At the peak of his career, Chakuamba was instrumental in linking and introducing Bakili Muluzi (who was then at Nasawa Base) to Kamuzu. The former was to replace Rodwell Munyenyembe as MCP secretary general who had fallen out of Kamuzu’s grace. Chakuamba’s numerous appointments in high political positions signalled the good relationship that he enjoyed with Kamuzu and how high and mighty his work was appreciated.

However, his first downfall with Kamuzu came through a mere praise by fellow parliamentarian, Faindi Phiri, (who coincidentally also died this year) which led to his arrest. He was arrested on November 25, 1980. He was tried and found guilty on all four counts at the Southern Region Traditional Court at Soche in Blantyre in a case that run from December 1, 1980 to March 20, 1981. He was sentenced to 22 years in prison.

Until his death, Chakuamba jokingly kept on remembering Chief Nazombe (the “Chief Judge” of his case) who told Chakuamba that “kupolama ndi kuwerama ndi chimodzimodzi” – when the later asked for leniency in the jail term. By this, Chief Nazombe meant that there was not going to be any significant difference in terms of what was passed and what Chakuamba wanted. Chakuamba was then taken on a tour of shame to all MYP bases (for the confirmation of his former troupes) and had part of his assets seized. Chakuamba was released in mid-July 1993 after only serving 13 years.
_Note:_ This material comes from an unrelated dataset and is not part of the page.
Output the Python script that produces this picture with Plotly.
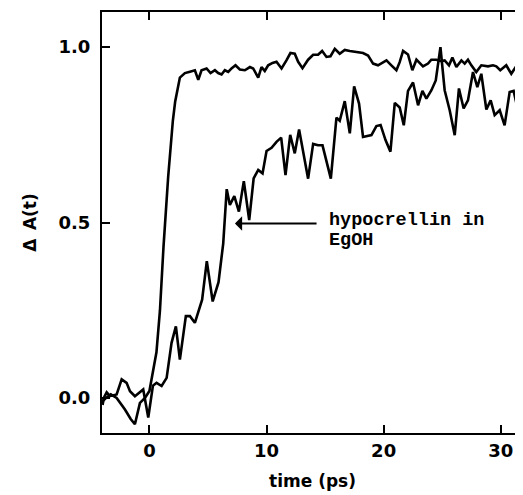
import plotly.graph_objects as go

# Fast-rising trace (time in ps, normalized absorbance change)
time_fast = [-4.0, -3.7, -3.3, -2.8, -2.09, -1.6, -1.24, -0.81, -0.38, 0.0,
             0.6, 0.9, 1.2, 1.6, 2.0, 2.2, 2.6, 3.03, 3.46, 3.88, 4.17, 4.45,
             4.88, 5.22, 5.59, 5.87, 6.16, 6.44, 6.73, 7.01, 7.35, 7.72, 8.15,
             8.58, 8.86, 9.29, 9.57, 9.85, 10.14, 10.51, 10.85, 11.28, 11.70,
             12.04, 12.41, 12.70, 13.07, 13.55, 13.98, 14.40, 14.75, 15.12,
             15.46, 15.83, 16.25, 16.68, 17.11, 17.68, 18.24, 18.67, 19.10,
             19.52, 19.95, 20.24, 20.66, 21.09, 21.37, 21.66, 22.08, 22.45,
             22.80, 23.36, 23.79, 24.07, 24.50, 24.93, 25.21, 25.58, 25.87,
             26.21, 26.64, 26.92, 27.20, 27.49, 27.91, 28.34, 28.91, 29.34,
             29.62, 29.96, 30.47, 30.90, 31.32, 31.89]
signal_fast = [-0.01, 0.0, 0.01, 0.0, -0.033, -0.06, -0.075, -0.014, 0.0, 0.02,
               0.13, 0.25, 0.43, 0.63, 0.79, 0.845, 0.913, 0.926, 0.930, 0.934,
               0.907, 0.934, 0.939, 0.926, 0.934, 0.926, 0.922, 0.934, 0.929,
               0.939, 0.948, 0.936, 0.934, 0.943, 0.939, 0.913, 0.943, 0.932,
               0.948, 0.955, 0.958, 0.939, 0.962, 0.983, 0.981, 0.958, 0.940,
               0.964, 0.978, 0.978, 0.989, 0.972, 0.974, 0.995, 0.981, 0.992,
               0.989, 0.986, 0.983, 0.976, 0.953, 0.948, 0.957, 0.962, 0.948,
               0.934, 0.957, 0.989, 0.979, 0.934, 0.964, 0.945, 0.953, 0.964,
               0.964, 0.960, 0.962, 0.948, 0.970, 0.943, 0.962, 0.953, 0.964,
               0.948, 0.929, 0.948, 0.945, 0.948, 0.945, 0.934, 0.948, 0.924,
               0.945, 0.948]

# Slowly-rising trace (hypocrellin in EgOH)
time_slow = [-4.0, -3.9, -3.65, -3.37, -2.8, -2.37, -1.95, -1.66, -1.24, -0.9,
             -0.53, -0.1, 0.3, 0.61, 1.04, 1.47, 1.89, 2.26, 2.6, 3.11, 3.46,
             3.88, 4.5, 4.9, 5.4, 5.9, 6.3, 6.6, 6.87, 7.25, 7.64, 8.06, 8.52,
             8.9, 9.29, 9.66, 10.0, 10.43, 10.85, 11.25, 11.62, 12.02, 12.41,
             12.78, 13.18, 13.55, 13.98, 14.4, 14.78, 15.17, 15.49, 15.97,
             16.25, 16.68, 17.11, 17.48, 17.9, 18.24, 18.96, 19.38, 19.74,
             20.16, 20.58, 20.95, 21.37, 21.72, 22.08, 22.51, 22.94, 23.31,
             23.65, 24.08, 24.45, 24.85, 25.21, 25.64, 26.07, 26.43, 26.83,
             27.2, 27.63, 28.0, 28.34, 28.77, 29.14, 29.48, 29.91, 30.33,
             30.76, 31.1, 31.47, 31.85]
signal_slow = [-0.02, 0.0, 0.016, 0.005, 0.01, 0.053, 0.043, 0.019, 0.005, 0.015,
               0.024, -0.056, 0.035, 0.043, 0.034, 0.057, 0.157, 0.204, 0.109,
               0.233, 0.233, 0.214, 0.28, 0.39, 0.275, 0.33, 0.44, 0.595, 0.55,
               0.575, 0.531, 0.618, 0.507, 0.626, 0.65, 0.64, 0.704, 0.713,
               0.73, 0.742, 0.635, 0.75, 0.697, 0.765, 0.697, 0.625, 0.724,
               0.72, 0.72, 0.668, 0.625, 0.799, 0.79, 0.846, 0.754, 0.888,
               0.839, 0.744, 0.749, 0.775, 0.778, 0.735, 0.702, 0.841, 0.828,
               0.777, 0.875, 0.899, 0.834, 0.875, 0.853, 0.877, 0.905, 1.0,
               0.877, 0.82, 0.749, 0.882, 0.825, 0.848, 0.929, 0.886, 0.924,
               0.822, 0.848, 0.806, 0.82, 0.777, 0.872, 0.875, 0.82, 0.896]

x_ticks = [0, 10, 20, 30]
x_tick_labels = ["0", "10", "20", "30"]
y_ticks = [0.0, 0.5, 1.0]
y_tick_labels = ["0.0", "0.5", "1.0"]

label_line1 = "hypocrellin in"
label_line2 = "EgOH"

tick_font = dict(family="DejaVu Sans", size=18, color="black", weight="bold")
title_font = dict(family="DejaVu Sans", size=17, color="black", weight="bold")
note_font = dict(family="Liberation Mono", size=18.5, color="black", weight="bold")

fig = go.Figure()
fig.add_trace(go.Scatter(x=time_fast, y=signal_fast, mode="lines",
                         line=dict(color="black", width=2.6), yaxis="y"))
fig.add_trace(go.Scatter(x=time_slow, y=signal_slow, mode="lines",
                         line=dict(color="black", width=2.6), yaxis="y2"))

yrange = [-0.1, 1.1]
fig.update_layout(
    width=515, height=487,
    margin=dict(l=94, r=0, t=4, b=62),
    paper_bgcolor="white", plot_bgcolor="white",
    showlegend=False,
    xaxis=dict(range=[-4.05, 31.9], tickvals=x_ticks, ticktext=x_tick_labels,
               ticks="inside", ticklen=8, tickwidth=2, tickcolor="black",
               showline=True, linewidth=2, linecolor="black", mirror="ticks",
               showgrid=False, zeroline=False, tickfont=tick_font,
               automargin=False,
               title=dict(text="time (ps)", font=title_font, standoff=16)),
    yaxis=dict(range=yrange, tickvals=y_ticks, ticktext=y_tick_labels,
               ticks="inside", ticklen=8, tickwidth=2, tickcolor="black",
               showline=True, linewidth=2, linecolor="black", mirror=False,
               showgrid=False, zeroline=False, tickfont=tick_font,
               ticklabelstandoff=6, automargin=False,
               title=dict(text="Δ\u2002A(t)", font=title_font, standoff=18)),
    yaxis2=dict(range=yrange, tickvals=y_ticks, overlaying="y", side="right",
                ticks="inside", ticklen=8, tickwidth=2, tickcolor="black",
                showticklabels=False, showline=False, showgrid=False,
                zeroline=False, automargin=False),
)

fig.add_annotation(x=7.3, y=0.497, ax=14.4, ay=0.497, xref="x", yref="y",
                   axref="x", ayref="y", text="", showarrow=True,
                   arrowhead=1, arrowsize=1.2, arrowwidth=2, arrowcolor="black")
fig.add_annotation(x=15.2, y=0.505, xref="x", yref="y", text=label_line1,
                   showarrow=False, xanchor="left", yanchor="middle", font=note_font)
fig.add_annotation(x=15.2, y=0.448, xref="x", yref="y", text=label_line2,
                   showarrow=False, xanchor="left", yanchor="middle", font=note_font)

fig.write_html("out.html")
While in prison, Chakuamba had joined United Democratic Front (UDF). He was then not given any senior position but was expected to work in his home area. However, he was having some differences and wrangles with other UDF party officials in Shire Valley of which MCP got news of that and invited him back to MCP. He accepted only after getting the invitation in writing with Kamuzu’s signature on it. This was during the time Kamuzu was critically ill.

Being a chairperon of a ruling council, Chakuamba was sworn in before the Chief Justice in Zomba as acting head of state. He was, besides being the secretary general appointed as the Minister of Home Affairs where he lobbied for police and prison services to be combined. Kamuzu took over again on December 7, 1993.

In the 1994 General Elections, Chakuamba was picked as Kamuzu’s running mate. Chakuamba was the official leader of opposition between 1994 and 2001. In 1997, Chakuamba pushed and proposed for bestowing onto Kamuzu of a title “Father and Founder of the Malawi Nation” as a way of preserving Kamuzu’s legacy. He argued that although in 1960s the title of “Life Presidency” of MCP had been conferred on Kamuzu, it had become clear in the multiparty era that this was the honour that could not be recognised by other parties.

In 1999, Gwanda paired with Chakufwa Chihana of the Alliance for Democracy and narrowly lost to Bakili Muluzi. A year later, a battle of MCP leadership and leader of opposition ensued between Chakuamba and John Tembo. He in 2002 left MCP and formed the Republican Party. In 2004 elections, he led the Mgiwirizano Coalition which was later disbanded after he jointly formed Democratic Progressive Party (DPP) with late Bingu wa Mutharika. The maize cob symbol of DPP was an initial thought of Chakuamba and Zikhale Ngoma.